Weekly Rupee View: Rupee eyes stability 

The rupee recovered over the past week, appreciating about 0.87 per cent or 84 paise to close at 95.6862 against the dollar on Tuesday. The rebound comes after the domestic currency had witnessed sharp weakness earlier this month amid geopolitical tensions and elevated crude oil prices.

A key factor supporting the rupee has been the easing in global risk sentiment. Markets turned relatively calmer on hopes of a possible US-Iran peace agreement, reducing concerns over a prolonged disruption in West Asia. Reflecting this, crude oil prices corrected sharply. Brent crude futures slipped below the $100-mark and were trading around $96 per barrel, down nearly 8 per cent so far this week. For an oil-importing country like India, lower crude prices help reduce pressure on the trade balance and support the rupee.

That said, foreign flows continue to remain weak. According to NSDL data, net FPI (Foreign Portfolio Investors) outflows stood at about $862 million over the past week, indicating that overseas investors are still cautious.

Domestically, there was some support to sentiment after Finance Minister Nirmala Sitharaman indicated that the government is willing to consider investor concerns regarding LTCG and STCG taxation. Any favourable changes on this front could improve market sentiment and potentially aid the rupee going ahead.

Overall, while easing geopolitical tensions have offered relief, sustained recovery in the rupee will depend on the stability in crude oil prices and improvement in foreign flows.

Chart 

Rupee hit an all-time low of 96.96 on May 20 before seeing sharp recovery in the subsequent sessions. While this corrective rally has taken some pressure off the local currency, the broader downtrend has not changed.



Currently at 95.69, the rupee has notable resistance levels at 95.20 and 95. A breakout of the latter can lead to the upswing extending to 94.20 and 94. However, if the Indian currency falls off the resistance at 95-95.20, it can moderate to 96.25. 

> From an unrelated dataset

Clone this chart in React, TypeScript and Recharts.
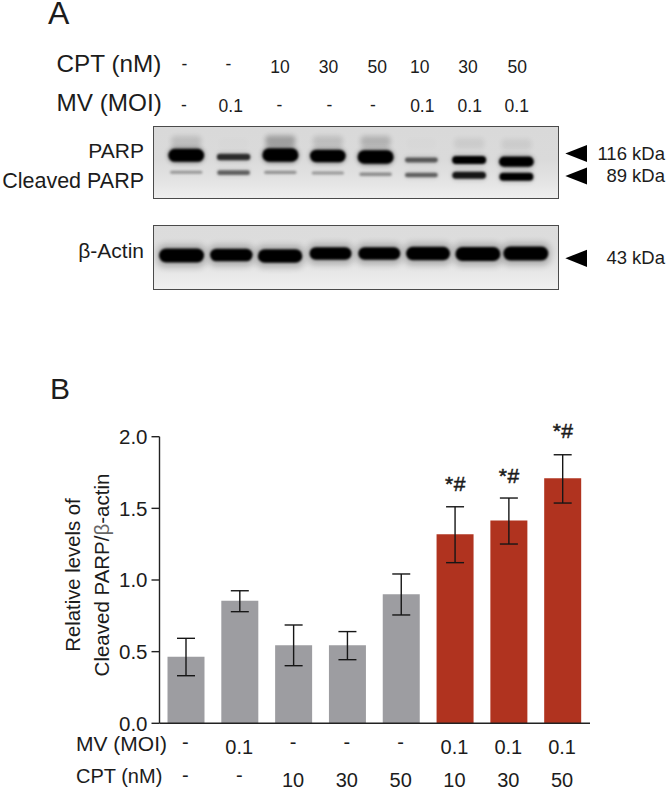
import React from "react";
import {
  Bar,
  Cell,
  ComposedChart,
  ErrorBar,
  Line,
  Scatter,
  ScatterChart,
  XAxis,
  YAxis,
} from "recharts";

// ---- Panel B values ----
const mvLabels = ["-", "0.1", "-", "-", "-", "0.1", "0.1", "0.1"];
const cptLabels = ["-", "-", "10", "30", "50", "10", "30", "50"];
const means = [0.465, 0.855, 0.544, 0.544, 0.9, 1.32, 1.416, 1.71];
const upperBounds = [0.593, 0.925, 0.686, 0.64, 1.042, 1.511, 1.572, 1.874];
const lowerBounds = [0.332, 0.779, 0.402, 0.444, 0.756, 1.121, 1.251, 1.537];
const significance = [null, null, null, null, null, 1.623, 1.679, 1.988];
const yTicks = [0, 0.5, 1, 1.5, 2];

// ---- Panel A densitometry ----
const parpLanes = [32.4, 80, 127, 174.7, 222.7, 268.7, 316.7, 364.2];
const parpMigration = [28.3, 30, 28, 29, 30, 33, 33, 34.7];
const parpDensity = [0.95, 0.35, 1.0, 0.9, 1.0, 0.22, 0.5, 0.7];
const cleavedMigration = [45.3, 45.7, 45.3, 46, 47.3, 48, 48.3, 49.7];
const cleavedDensity = [0.05, 0.2, 0.06, 0.05, 0.08, 0.2, 0.42, 0.5];
const smearMigration = [14, 16, 13.5, 14, 14, 16, 16, 17];
const smearDensity = [0.14, 0.01, 0.3, 0.14, 0.2, 0.01, 0.07, 0.07];
const actinLanes = [27.7, 77.7, 126.7, 177.4, 226.4, 275.4, 325.5, 373.7];
const actinMigration = [29.5, 29, 30, 27.5, 27.5, 27.5, 28, 27.5];
const actinDensity = [1, 0.75, 0.95, 0.7, 0.7, 0.9, 1, 1];

const barData = means.map((mean, i) => ({
  group: i,
  mean,
  mv: mvLabels[i],
  cpt: cptLabels[i],
  err: [mean - lowerBounds[i], upperBounds[i] - mean],
  sig: significance[i],
}));

const toPoints = (lanes: number[], mig: number[], den: number[]) =>
  lanes.map((lane, i) => ({ lane, mig: mig[i], den: den[i] }));

const FONT = '"Liberation Sans", Arial, sans-serif';
const INK = "#1c1c1c";
const GEL_W = 405.4;

const ParpBand = (p: any) => {
  const d = p.payload.den;
  const w = 32 + 4 * d;
  const h = 2.5 + 11 * d;
  return (
    <g>
      <rect
        x={p.cx - w / 2 - 1}
        y={p.cy - h / 2 - 2}
        width={w + 2}
        height={h + 4}
        rx={(h + 4) / 2}
        fill="#000"
        opacity={0.3 * d}
        style={{ filter: "blur(2px)" }}
      />
      <rect
        x={p.cx - w / 2}
        y={p.cy - h / 2}
        width={w}
        height={h}
        rx={h / 2}
        fill="#000"
        opacity={Math.min(1, 0.22 + 1.6 * d)}
        style={{ filter: "blur(1.1px)" }}
      />
    </g>
  );
};

const SmearBand = (p: any) => {
  const d = p.payload.den;
  return (
    <rect
      x={p.cx - 15}
      y={p.cy - 5}
      width={30}
      height={11}
      rx={4}
      fill="#000"
      opacity={d * 0.9}
      style={{ filter: "blur(2.4px)" }}
    />
  );
};

const ActinBand = (p: any) => {
  const d = p.payload.den;
  const w = 35 + 10 * d;
  const h = 9 + 5 * d;
  return (
    <g>
      <rect
        x={p.cx - w / 2 - 2}
        y={p.cy - h / 2 - 4}
        width={w + 4}
        height={h + 9}
        rx={8}
        fill="#000"
        opacity={0.22}
        style={{ filter: "blur(3px)" }}
      />
      <rect
        x={p.cx - w / 2}
        y={p.cy - h / 2}
        width={w}
        height={h}
        rx={h / 2}
        fill="#000"
        style={{ filter: "blur(1px)" }}
      />
    </g>
  );
};

const gelStyle = (top: number, height: number, bg: string): React.CSSProperties => ({
  position: "absolute",
  left: 153,
  top,
  width: 406,
  height,
  boxSizing: "border-box",
  border: "1.2px solid #4a4a4a",
  background: bg,
  overflow: "hidden",
});

const Gel = ({ height, children }: { height: number; children: React.ReactNode }) => (
  <ScatterChart width={GEL_W - 2} height={height} margin={{ top: 0, right: 0, bottom: 0, left: 0 }}>
    <XAxis type="number" dataKey="lane" domain={[0, GEL_W]} hide allowDataOverflow />
    <YAxis type="number" dataKey="mig" domain={[0, height]} reversed hide allowDataOverflow />
    {children}
  </ScatterChart>
);

const HeaderText = ({ x, y, size, anchor, children }: any) => (
  <text x={x} y={y} fontSize={size} textAnchor={anchor ?? "start"} fontFamily={FONT} fill={INK}>
    {children}
  </text>
);

const cptRowX = [184.3, 228.3, 280, 328.5, 377.3, 419.7, 468, 517.3];
const mvRowX = [184, 230.7, 279.3, 329.3, 373, 422.3, 469.7, 516.7];
const arrowTips = [153.5, 176, 258.3];

const GroupTick = (p: any) => {
  const i = p.payload.index ?? p.payload.value;
  const mv = mvLabels[i];
  const cpt = cptLabels[i];
  const x = p.x - 1;
  return (
    <g fontFamily={FONT} fontSize={20} fill={INK} textAnchor="middle">
      <text x={x} y={p.y + (mv === "-" ? 25.7 : 30.3)}>{mv}</text>
      <text x={x} y={p.y + (cpt === "-" ? 58.3 : 63.2)}>{cpt}</text>
    </g>
  );
};

const SigMark = (p: any) => {
  if (p.value == null || p.payload.sig == null) return <g key={p.index} />;
  return (
    <text
      key={p.index}
      x={p.cx}
      y={p.cy}
      textAnchor="middle"
      fontFamily={FONT}
      fontSize={21}
      fill={INK}
      stroke={INK}
      strokeWidth={0.5}
      letterSpacing={0.5}
    >
      *#
    </text>
  );
};

export default function App() {
  return (
    <div style={{ position: "absolute", left: 0, top: 0, width: 666, height: 788, overflow: "hidden", background: "#fff" }}>
      {/* Panel A annotations */}
      <svg width={666} height={300} style={{ position: "absolute", left: 0, top: 0 }}>
        <HeaderText x={48} y={24} size={32}>A</HeaderText>
        <HeaderText x={56.5} y={71.5} size={24.3}>CPT (nM)</HeaderText>
        <HeaderText x={56.5} y={110.5} size={24.3}>MV (MOI)</HeaderText>
        {cptLabels.map((t, i) => (
          <HeaderText key={i} x={cptRowX[i]} y={t === "-" ? 70 : 72.7} size={17.5} anchor="middle">{t}</HeaderText>
        ))}
        {mvLabels.map((t, i) => (
          <HeaderText key={i} x={mvRowX[i]} y={t === "-" ? 111 : 111.7} size={17.5} anchor="middle">{t}</HeaderText>
        ))}
        <HeaderText x={144} y={158.3} size={21} anchor="end">PARP</HeaderText>
        <HeaderText x={144} y={187.7} size={21.5} anchor="end">Cleaved PARP</HeaderText>
        <HeaderText x={144} y={258.3} size={21} anchor="end">β-Actin</HeaderText>
        {arrowTips.map((y) => (
          <polygon key={y} points={`565.3,${y} 587,${y - 8.6} 587,${y + 8.6}`} fill="#000" />
        ))}
        <HeaderText x={665} y={160} size={18.5} anchor="end">116 kDa</HeaderText>
        <HeaderText x={665} y={182.3} size={18.5} anchor="end">89 kDa</HeaderText>
        <HeaderText x={665} y={264.3} size={18.5} anchor="end">43 kDa</HeaderText>
      </svg>

      {/* Panel A gels */}
      <div style={gelStyle(126, 73, "linear-gradient(180deg,#d9d9d9 0%,#dadada 45%,#e3e3e3 75%,#eeeeee 100%)")}>
        <Gel height={71}>
          <Scatter
            data={toPoints(parpLanes, smearMigration, smearDensity)}
            shape={SmearBand}
            isAnimationActive={false}
          />
          <Scatter
            data={toPoints(parpLanes, parpMigration, parpDensity)}
            shape={ParpBand}
            isAnimationActive={false}
          />
          <Scatter
            data={toPoints(parpLanes, cleavedMigration, cleavedDensity)}
            shape={ParpBand}
            isAnimationActive={false}
          />
        </Gel>
      </div>
      <div style={gelStyle(225, 65, "linear-gradient(180deg,#dcdcdc 0%,#dddddd 40%,#e6e6e6 70%,#f0f0f0 100%)")}>
        <Gel height={63}>
          <Scatter
            data={toPoints(actinLanes, actinMigration, actinDensity)}
            shape={ActinBand}
            isAnimationActive={false}
          />
        </Gel>
      </div>

      {/* Panel B */}
      <div style={{ position: "absolute", left: 0, top: 0 }}>
        <ComposedChart
          width={666}
          height={788}
          data={barData}
          margin={{ top: 436.7, right: 76, bottom: 4.7, left: 99.5 }}
        >
          <text x={50} y={399} fontSize={30} fontFamily={FONT} fill={INK}>B</text>
          <XAxis
            dataKey="group"
            type="category"
            tick={<GroupTick />}
            tickLine={false}
            tickSize={0}
            tickMargin={0}
            height={60}
            interval={0}
            axisLine={{ stroke: "#222", strokeWidth: 1.4 }}
          />
          <YAxis
            type="number"
            domain={[0, 2]}
            ticks={yTicks}
            width={60}
            tickSize={8}
            tickMargin={4}
            tickFormatter={(v: number) => v.toFixed(1)}
            tick={{ fontSize: 20.5, fontFamily: FONT, fill: INK }}
            tickLine={{ stroke: "#222", strokeWidth: 1.4 }}
            axisLine={{ stroke: "#222", strokeWidth: 1.4 }}
          />
          <Bar dataKey="mean" barSize={37} isAnimationActive={false}>
            {barData.map((d, i) => (
              <Cell key={i} fill={d.mv !== "-" && d.cpt !== "-" ? "#b0331f" : "#9d9da1"} />
            ))}
            <ErrorBar dataKey="err" width={9} stroke="#161616" strokeWidth={1.4} isAnimationActive={false} />
          </Bar>
          <Line
            dataKey="sig"
            stroke="none"
            dot={<SigMark />}
            activeDot={false}
            connectNulls={false}
            isAnimationActive={false}
          />
          <text
            transform="translate(80,575) rotate(-90)"
            textAnchor="middle"
            fontSize={20.3}
            fontFamily={FONT}
            fill={INK}
          >
            Relative levels of
          </text>
          <text
            transform="translate(109,575) rotate(-90)"
            textAnchor="middle"
            fontSize={20.5}
            fontFamily={FONT}
            fill={INK}
          >
            Cleaved PARP/<tspan fill="#666">β</tspan>-actin
          </text>
          <text x={76} y={751} fontSize={21} fontFamily={FONT} fill={INK}>MV (MOI)</text>
          <text x={76} y={782.7} fontSize={20} fontFamily={FONT} fill={INK}>CPT (nM)</text>
        </ComposedChart>
      </div>
    </div>
  );
}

Nevertheless, at this juncture, the probability for the rupee to consolidate is high. Sideways trend is also supported by the flat movement in the dollar.

Since May 18, the dollar index has been moving in a sideways trend between 98.90 and 99.50. The direction of the breach of this price band will lend us cues about the path of the next trend.

If the dollar index breaks out of 99.50, the outlook can turn bullish, lifting it to 100.50, weighing on the rupee. However, if the dollar index slips below the support at 98.90, it can fall to 98 and support a rupee recovery.

Outlook 

Overall, the rupee appears to be entering a consolidation phase after the recent recovery. In the near term, the local currency is likely to trade within the 95–96.25 range, supported by softer crude oil prices and a stable dollar index.